La France, comme l'Europe, sont traversées et travaillées en profondeur depuis des années par des mouvements de tectoniques politique, économique et sociale qui réclament une prise en compte, un examen, une réaction et la mise en œuvre de solutions bien éloignées de ce que nous offrent les acteurs politiques actuels.
Une bimbo est en taule, des histrions s'insultent et rivalisent de grossièreté sur les plateaux de télévision, le président de la République étale sa vie privée, un chef de clan qui avait juré la main sur le cœur qu'il quitterait la vie politique tente aujourd'hui d'entrer par effraction dans une maison qui devrait lui être interdite. Chacun complétera la liste.
Est-ce là l'actualité ?Certainement pas !
Qui pendant ce temps, par exemple, peut dire en toute honnêteté qu'il a non seulement entendu parler mais encore pris le temps d'écouter sinon de lire avec attention les déclarations d'une importance majeure que constituent les propos de M. Vladimir Poutine tenus à Sotchi devant le Club de Valdaï sur le nouvel ordre mondial le 24 octobre 2014 et ceux de M. Sergueï V. Lavrov du 22 novembre 2014 sur la politique étrangère de la Fédération de Russie, lesquelles représentent une feuille de route inaugurale pour ce début du XXIème siècle ?
Probablement peu de gens. Voyez ici ce qu'il en est :
http://sayed7asan.blogspot.fr/2014/...
http://www.mid.ru/brp_4.nsf/0/24454...
http://www.vineyardsaker.fr/2014/11...
En France - et la mise en perspective de ces deux événements est au fond dramatique, opposant réalisme et talent diplomatiqu d'un côté, pitreries de basse-cour de l'autre -, c'est un Conclave qui s'est réuni pour en appeler au retour du pontifex-maximus.
« Habemus papam », a déclaré M.A. Juppé, quelque peu dépité, mesurant sans doute l'ampleur du vide et renvoyant, tels des vaticanologues amateurs, les commentateurs de ce non-événement à la vaine tentation d'expliquer de quelle façon les naufragés de la Curie UMP ont ressuscité un zombie politique au service de la France.

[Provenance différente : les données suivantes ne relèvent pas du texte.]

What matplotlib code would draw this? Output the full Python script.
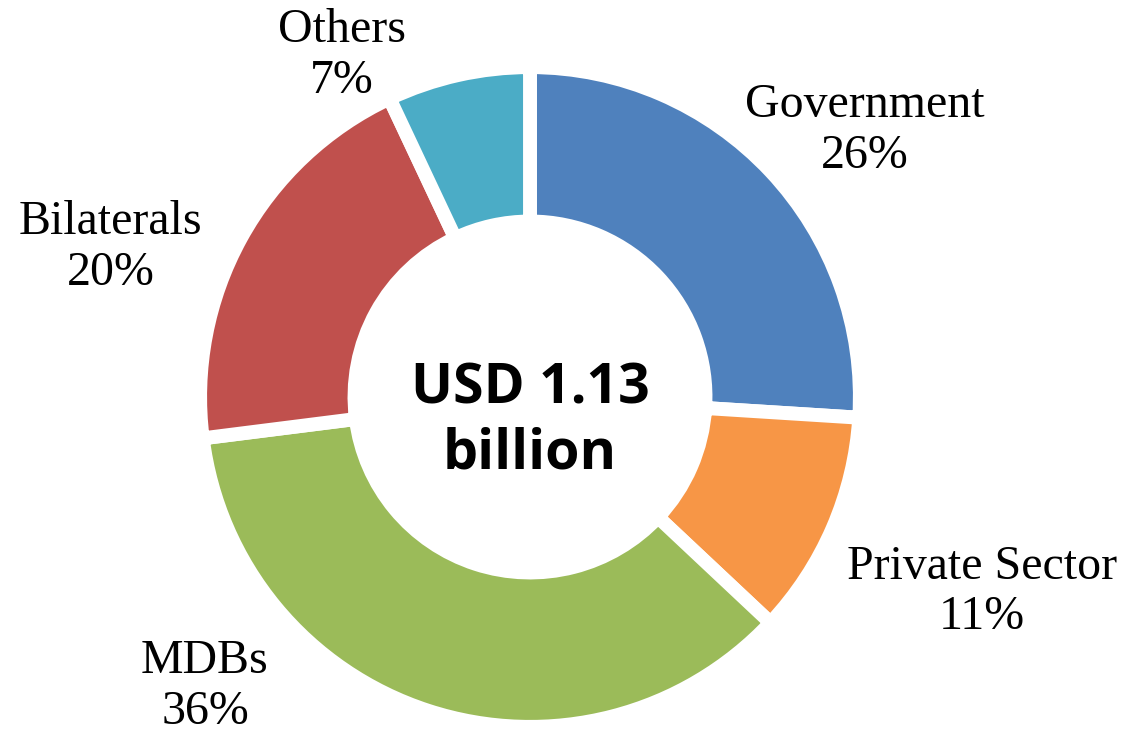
import numpy as np
import matplotlib.pyplot as plt

# data
categories = ['Government', 'Private Sector', 'MDBs', 'Bilaterals', 'Others']
shares = [26, 11, 36, 20, 7]
colors = ['#4F81BD', '#F79646', '#9BBB59', '#C0504D', '#4BACC6']
# label centres (data units, radius = 1) as placed in the original
label_xy = [(1.03, 0.82), (1.39, -0.60), (-1.00, -0.89), (-1.29, 0.46), (-0.58, 1.05)]
center_text = 'USD 1.13\nbillion'

fig = plt.figure(figsize=(11.24, 7.35), dpi=100)
ax = fig.add_axes([0, 0, 1, 1])

wedges, _ = ax.pie(shares, colors=colors, startangle=90, counterclock=False,
                   radius=1.015,
                   wedgeprops=dict(width=0.475, edgecolor='white', linewidth=10))

for name, val, (x, y) in zip(categories, shares, label_xy):
    ax.text(x, y, f'{name}\n{val}%', ha='center', va='center',
            fontsize=34.5, family=['Liberation Serif', 'DejaVu Serif'],
            linespacing=1.2)

ax.text(0, -0.075, center_text, ha='center', va='center', fontsize=40,
        fontweight='bold', family=['Open Sans', 'DejaVu Sans'], linespacing=1.25)

ax.set_xlim(-530 / 325, (1124 - 530) / 325)
ax.set_ylim((397 - 735) / 325, 397 / 325)
ax.set_aspect('auto')
ax.axis('off')

plt.savefig('out.png', dpi=100)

On aura en réalité assisté au retour d'un chef de gang : le « Capo » à la tête de sa « Famiglia ».
Et ce personnage aurait la prétention d'exercer à nouveau, au nom de sa « famille politique retrouvée », les fonctions de président de la République française ?

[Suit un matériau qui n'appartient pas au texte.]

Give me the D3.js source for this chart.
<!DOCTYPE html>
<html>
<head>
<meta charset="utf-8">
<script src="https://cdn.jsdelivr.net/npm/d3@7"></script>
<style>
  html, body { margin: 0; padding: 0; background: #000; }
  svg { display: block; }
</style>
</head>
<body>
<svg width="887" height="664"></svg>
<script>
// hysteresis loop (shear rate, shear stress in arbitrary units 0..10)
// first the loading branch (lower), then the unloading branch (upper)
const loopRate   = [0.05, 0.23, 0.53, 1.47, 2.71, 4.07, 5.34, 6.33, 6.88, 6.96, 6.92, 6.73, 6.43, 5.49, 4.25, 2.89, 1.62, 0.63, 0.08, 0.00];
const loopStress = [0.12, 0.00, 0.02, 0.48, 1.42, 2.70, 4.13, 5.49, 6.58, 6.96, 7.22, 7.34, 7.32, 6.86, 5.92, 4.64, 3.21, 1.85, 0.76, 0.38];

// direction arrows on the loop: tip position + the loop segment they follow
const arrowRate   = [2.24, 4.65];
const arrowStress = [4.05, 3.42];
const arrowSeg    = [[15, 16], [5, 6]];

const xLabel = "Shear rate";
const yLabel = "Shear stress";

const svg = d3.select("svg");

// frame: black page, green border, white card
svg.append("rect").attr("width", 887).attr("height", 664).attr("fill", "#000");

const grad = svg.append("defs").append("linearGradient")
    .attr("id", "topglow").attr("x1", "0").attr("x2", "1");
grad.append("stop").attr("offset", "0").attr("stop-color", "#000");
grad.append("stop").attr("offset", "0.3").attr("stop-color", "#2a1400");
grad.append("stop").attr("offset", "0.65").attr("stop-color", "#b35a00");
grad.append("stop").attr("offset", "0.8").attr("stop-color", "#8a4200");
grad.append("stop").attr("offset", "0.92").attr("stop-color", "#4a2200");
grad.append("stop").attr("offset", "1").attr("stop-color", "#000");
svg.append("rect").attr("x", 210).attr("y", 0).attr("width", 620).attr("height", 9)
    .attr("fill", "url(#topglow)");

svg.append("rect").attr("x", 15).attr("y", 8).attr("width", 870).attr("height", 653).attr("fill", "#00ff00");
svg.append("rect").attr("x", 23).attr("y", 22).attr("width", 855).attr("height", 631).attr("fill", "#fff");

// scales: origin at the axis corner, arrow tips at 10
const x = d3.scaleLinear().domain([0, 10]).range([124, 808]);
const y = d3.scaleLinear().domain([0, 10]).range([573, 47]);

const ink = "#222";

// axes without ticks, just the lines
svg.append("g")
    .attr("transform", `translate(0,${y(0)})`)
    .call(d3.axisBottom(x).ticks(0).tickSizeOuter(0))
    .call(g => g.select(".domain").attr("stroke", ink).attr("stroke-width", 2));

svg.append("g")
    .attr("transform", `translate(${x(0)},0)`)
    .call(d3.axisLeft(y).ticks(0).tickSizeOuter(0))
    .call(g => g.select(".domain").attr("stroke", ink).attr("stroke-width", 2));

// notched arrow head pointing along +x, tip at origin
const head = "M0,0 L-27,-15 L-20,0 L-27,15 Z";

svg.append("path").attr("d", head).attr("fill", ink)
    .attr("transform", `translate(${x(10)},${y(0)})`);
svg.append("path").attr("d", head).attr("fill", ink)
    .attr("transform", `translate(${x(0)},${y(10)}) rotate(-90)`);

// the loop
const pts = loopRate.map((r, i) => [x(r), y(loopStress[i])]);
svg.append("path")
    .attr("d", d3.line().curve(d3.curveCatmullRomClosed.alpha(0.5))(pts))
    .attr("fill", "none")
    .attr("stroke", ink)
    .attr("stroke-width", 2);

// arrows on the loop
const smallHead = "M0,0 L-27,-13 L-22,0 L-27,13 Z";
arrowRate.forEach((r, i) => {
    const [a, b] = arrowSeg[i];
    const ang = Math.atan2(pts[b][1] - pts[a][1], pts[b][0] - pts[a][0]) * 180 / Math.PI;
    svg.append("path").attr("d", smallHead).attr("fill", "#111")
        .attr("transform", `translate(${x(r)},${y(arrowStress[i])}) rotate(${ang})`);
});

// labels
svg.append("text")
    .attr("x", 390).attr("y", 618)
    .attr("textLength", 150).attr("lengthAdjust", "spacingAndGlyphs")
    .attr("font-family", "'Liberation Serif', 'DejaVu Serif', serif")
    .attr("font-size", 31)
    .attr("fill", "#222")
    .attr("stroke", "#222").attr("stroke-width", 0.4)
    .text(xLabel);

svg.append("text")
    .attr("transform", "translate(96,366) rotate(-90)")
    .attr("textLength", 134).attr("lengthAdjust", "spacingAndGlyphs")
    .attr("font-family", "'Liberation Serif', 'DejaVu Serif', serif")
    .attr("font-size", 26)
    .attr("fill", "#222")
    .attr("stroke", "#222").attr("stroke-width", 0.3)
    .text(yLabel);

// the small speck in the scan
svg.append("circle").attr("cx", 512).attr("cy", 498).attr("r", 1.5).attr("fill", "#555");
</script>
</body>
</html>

Habemus Papam, Eminentissimum ac Reverendissimum Dominum Franciae ?
Soyons réalistes !
Le rêve éveillé a ses limites.
D'où vient cet aveuglement d'une partie de l'électorat qui refuse de voir ce qu'il peut y avoir d'incongru à continuer une allégeance à l'endroit d'un personnage qui concentre sur sa seule personne - sans parler de son entourage - un ensemble d'éléments dont le moindre d'entre-eux devrait le disqualifier à jamais pour reprendre la main d'une camarilla portant le faux-nez d'un parti dit de gouvernement ?

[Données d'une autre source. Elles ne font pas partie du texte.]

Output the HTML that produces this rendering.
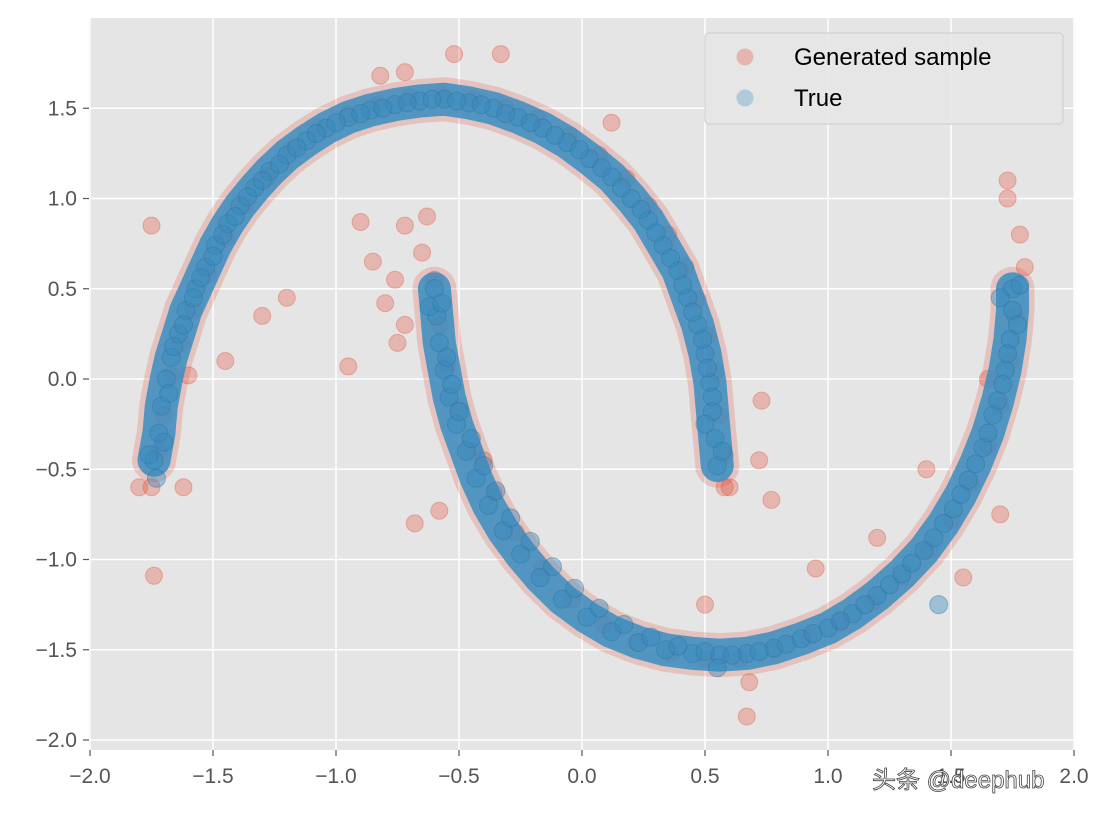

Comme si nous devions, comme si nous pouvions accepter rien d'autre qu'un choix maléfique entre la réélection d'un bandit à la tête d'une droite éreintée en panne d'idées, la perspective d'une continuation de l'expérience socialiste dans sa volonté d'ajuster la réalité du monde à une vision idéologiquement dépassée, ou encore l'inéluctabilité d'un nationalisme dévoyé exaltant la part d'ombre d'un électorat prêt à choisir n'importe quoi dans la petite épicerie familiale.
Du "ripolinage" d'un clan à la mise à l'écart des vieux caciques anciens Premiers ministres dans ce qui s'apparente à un cimetière politique, tous les ingrédients sont réunis pour la réédition d'un programme néfaste et d'un futur sans avenir.
La "Gonzo-présidence" laissera-t-elle la place à la "Junk-présidence" ?
A quel degré de bassesse et d'inconsistance descendra encore la vie politique de la France désormais hachée par une succession de saisons dignes des pires Télé Novelas ?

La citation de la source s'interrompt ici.